» Data shown

——

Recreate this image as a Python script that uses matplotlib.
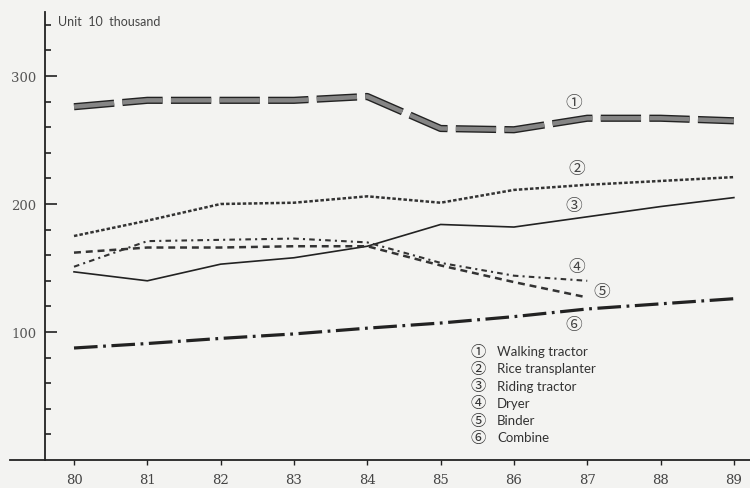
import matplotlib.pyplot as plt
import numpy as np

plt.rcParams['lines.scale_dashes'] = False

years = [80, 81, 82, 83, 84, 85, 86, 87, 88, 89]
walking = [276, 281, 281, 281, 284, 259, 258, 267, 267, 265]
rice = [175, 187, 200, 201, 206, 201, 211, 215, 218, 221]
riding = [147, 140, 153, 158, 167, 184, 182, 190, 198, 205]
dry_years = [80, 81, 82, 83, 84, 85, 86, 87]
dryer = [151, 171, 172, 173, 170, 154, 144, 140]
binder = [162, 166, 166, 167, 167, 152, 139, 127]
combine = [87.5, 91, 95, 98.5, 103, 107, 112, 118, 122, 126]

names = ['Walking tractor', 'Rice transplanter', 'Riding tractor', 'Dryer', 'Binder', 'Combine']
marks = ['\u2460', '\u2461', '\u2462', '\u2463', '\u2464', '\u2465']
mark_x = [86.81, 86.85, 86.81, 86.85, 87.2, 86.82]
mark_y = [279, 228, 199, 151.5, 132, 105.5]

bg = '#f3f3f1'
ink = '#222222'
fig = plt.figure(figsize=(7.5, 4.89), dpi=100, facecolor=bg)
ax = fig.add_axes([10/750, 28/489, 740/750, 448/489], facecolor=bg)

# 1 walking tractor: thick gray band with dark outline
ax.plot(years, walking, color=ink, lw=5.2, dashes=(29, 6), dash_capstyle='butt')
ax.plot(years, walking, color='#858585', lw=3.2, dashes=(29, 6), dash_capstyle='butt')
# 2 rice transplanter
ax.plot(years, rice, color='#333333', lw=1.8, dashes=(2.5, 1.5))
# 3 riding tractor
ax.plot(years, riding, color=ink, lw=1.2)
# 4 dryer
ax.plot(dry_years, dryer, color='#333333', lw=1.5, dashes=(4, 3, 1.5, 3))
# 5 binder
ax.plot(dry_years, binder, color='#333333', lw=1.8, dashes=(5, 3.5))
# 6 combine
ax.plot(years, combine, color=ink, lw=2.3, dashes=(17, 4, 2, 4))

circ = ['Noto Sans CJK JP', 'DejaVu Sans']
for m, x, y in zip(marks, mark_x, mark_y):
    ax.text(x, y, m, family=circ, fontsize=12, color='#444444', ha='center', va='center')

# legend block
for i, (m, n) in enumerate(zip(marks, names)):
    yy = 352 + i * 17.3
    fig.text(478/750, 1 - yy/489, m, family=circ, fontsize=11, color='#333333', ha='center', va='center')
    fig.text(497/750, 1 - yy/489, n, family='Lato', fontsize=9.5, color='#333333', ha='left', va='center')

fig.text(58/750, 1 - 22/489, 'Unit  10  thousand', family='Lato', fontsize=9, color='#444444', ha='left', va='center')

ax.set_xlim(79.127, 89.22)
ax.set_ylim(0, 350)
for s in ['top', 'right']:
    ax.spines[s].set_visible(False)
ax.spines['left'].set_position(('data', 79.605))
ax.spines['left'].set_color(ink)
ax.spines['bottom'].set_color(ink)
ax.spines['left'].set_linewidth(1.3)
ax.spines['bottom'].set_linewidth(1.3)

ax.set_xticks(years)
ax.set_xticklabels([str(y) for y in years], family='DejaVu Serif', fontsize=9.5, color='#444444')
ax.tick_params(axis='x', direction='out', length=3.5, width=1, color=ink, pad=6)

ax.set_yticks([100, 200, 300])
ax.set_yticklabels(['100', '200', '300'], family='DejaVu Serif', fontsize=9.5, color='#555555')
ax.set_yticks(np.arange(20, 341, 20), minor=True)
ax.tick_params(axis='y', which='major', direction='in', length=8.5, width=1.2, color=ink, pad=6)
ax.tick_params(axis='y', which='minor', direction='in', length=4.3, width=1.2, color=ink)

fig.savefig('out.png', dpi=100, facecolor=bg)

——

» Work to be completed
Set the lines above down again, word for word, from the first through the one containing "plt.rcParams['lines.scale_dashes'] = False"; pictures excluded.

» Answer below
Recreate this image as a Python script that uses matplotlib.
import matplotlib.pyplot as plt
import numpy as np

plt.rcParams['lines.scale_dashes'] = False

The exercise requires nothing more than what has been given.